American Society for Pharmacology and Experimental Therapeutics
Journal of Pharmacology and Experimental Therapeutics vol:295 issue:1 pages:274-83
Human dopamine D(2) and D(3) receptors were expressed in Chinese hamster ovary (CHO) and Escherichia coli cells to compare their ligand binding properties in the presence or absence of G-proteins and to analyze their ability to interact with G(i/o)-proteins. Binding affinities of agonists (dopamine, 7-OH-DPAT, PD128907, lisuride) and antagonists/inverse agonists (haloperidol, risperidone, domperidone, spiperone, raclopride, nemonapride), measured using [(125)I]iodosulpride and [(3)H]7-OH-DPAT, were similar for hD(3) receptors in E. coli and CHO cell membranes.
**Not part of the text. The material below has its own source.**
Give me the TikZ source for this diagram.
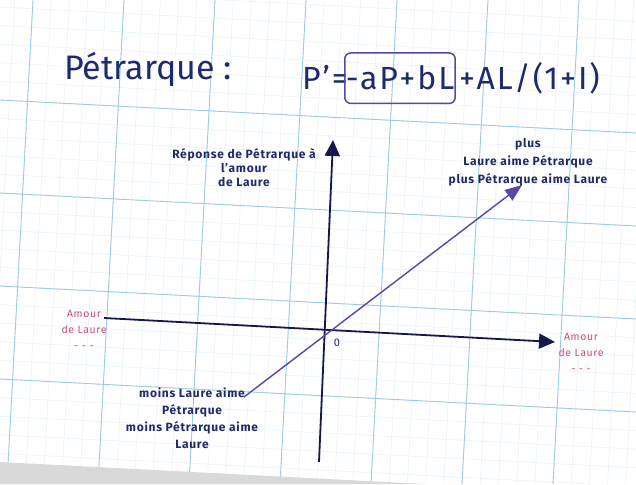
\documentclass[tikz,border=0pt]{standalone}
\usepackage{fontspec}
\setmainfont{Fira Sans}
\newfontfamily\handwide[LetterSpace=6]{Fira Sans}
\usetikzlibrary{positioning,arrows.meta}
\definecolor{inkNavy}{HTML}{1F2A6B}
\definecolor{inkViolet}{HTML}{5A45A8}
\definecolor{inkPink}{HTML}{D2497F}
\definecolor{gridBlue}{HTML}{9CCBE8}
\definecolor{axisNavy}{HTML}{15174F}

\begin{document}
\begin{tikzpicture}[x=1pt, y=-1pt,
      gridline/.style={gridBlue, line width=0.9pt},
      minorline/.style={gridBlue!30, line width=0.4pt},
      big/.style={font=\handwide\fontsize{32}{36}\selectfont, color=inkNavy, inner sep=0pt},
      lab/.style={font=\handwide\fontsize{12}{16}\selectfont\bfseries, color=inkNavy, align=center},
      pinklab/.style={font=\handwide\fontsize{10.5}{16}\selectfont, color=inkPink, align=center},
      axis/.style={-{Triangle[length=16pt,width=15pt]}, line width=1.8pt, color=axisNavy},
      diag/.style={-{Triangle[length=17pt,width=13pt]}, line width=1.4pt, color=inkViolet}]
    \useasboundingbox (0,0) rectangle (636,484);
    % paper and shadow
    \fill[white] (0,0) rectangle (636,484);
    \fill[black!15] (0,462) -- (424,484) -- (0,484) -- cycle;
    \begin{scope}
      \clip (0,0) -- (636,0) -- (636,484) -- (424,484) -- (0,462) -- cycle;
      \foreach \k in {-2,...,34}
        \draw[minorline] ({33+18.2*\k},0) -- ({7+18.2*\k},484);
      \foreach \k in {-6,...,20}
        \draw[minorline] (0,{100+18.6*\k}) -- (636,{133+18.6*\k});
      \foreach \i in {0,...,6}
        \draw[gridline] ({33+91*\i},0) -- ({7+91*\i},484);
      \foreach \j in {0,...,3}
        \draw[gridline] (0,{100+93*\j}) -- (636,{133+93*\j});
    \end{scope}

    % heading and equation
    \node[big, font=\fontsize{34}{38}\selectfont] (title) at (148,70) {Pétrarque :};
    \node[big, anchor=base east] (lhs) at (348,90) {P’=};
    \node[big, anchor=base west, draw=inkViolet, line width=1.5pt,
      rounded corners=6pt, inner xsep=1pt, inner ysep=13pt]
      (boxed) at ([xshift=-4pt]lhs.base east) {-aP+bL};
    \node[big, anchor=base west] (rhs) at ([xshift=3pt]boxed.base east) {+AL/(1+I)};

    % axes
    \coordinate (ybot) at (319,462);
    \coordinate (ytop) at (333,140);
    \coordinate (xleft) at (104,318);
    \coordinate (xright) at (555,342);
    \coordinate (dlow) at (244,397);
    \coordinate (dhigh) at (522,185);
    \draw[axis] (ybot) -- (ytop);
    \draw[axis] (xleft) -- (xright);
    \draw[diag] (dlow) -- (dhigh);
    \node[font=\fontsize{11}{11}\selectfont, color=inkNavy] (origin) at (337,343) {0};

    % labels
    \node[lab, font=\handwide\fontsize{12}{14}\selectfont\bfseries] (reponse) at (244,168)
      {Réponse de Pétrarque à\\l’amour\\de Laure};
    \node[lab, font=\handwide\fontsize{12}{18}\selectfont\bfseries] (plus) at (528,162)
      {plus\\Laure aime Pétrarque\\plus Pétrarque aime Laure};
    \node[lab, font=\handwide\fontsize{12}{17}\selectfont\bfseries] (moins) at (192,418)
      {moins Laure aime\\Pétrarque\\moins Pétrarque aime\\Laure};
    \node[pinklab] (amourL) at (84,330) {Amour\\de Laure\\- - -};
    \node[pinklab] (amourR) at (581,353) {Amour\\de Laure\\- - -};
\end{tikzpicture}
\end{document}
Both agonists and antagonists showed 2- to 25-fold lower binding affinities at hD(2) receptors in E. coli versus CHO cell membranes (measured with [(3)H]spiperone), but the rank order of potencies remained similar. Purported inverse agonists did not display higher affinities for G-protein-free receptors. In CHO membranes, GppNHp decreased high affinity agonist ([(3)H]7-OH-DPAT) binding at hD(2) receptors but not at hD(3) receptors. Also, [(3)H]7-OH-DPAT (nanomolar concentration range) binding was undetectable at hD(2) but clearly measurable at hD(3) receptors in E. coli membranes. Addition of a G(i/o)-protein mix to E. coli membranes increased high affinity [(3)H]7-OH-DPAT binding in a concentration-dependent manner at hD(2) and hD(3) receptors; this effect was reversed by addition of GppNHp. The potency of the G(i/o)-protein mix to reconstitute high affinity binding was similar for hD(2) and hD(3) receptors. Thus, agonist binding to D(3) receptors is only slightly affected by G-protein uncoupling, pointing to a rigid receptor structure. Furthermore, we propose that the generally reported lower signaling capacity of D(3) receptors (versus D(2) receptors) is not due to its lower affinity for G-proteins but attributed to its lower capacity to activate these G-proteins.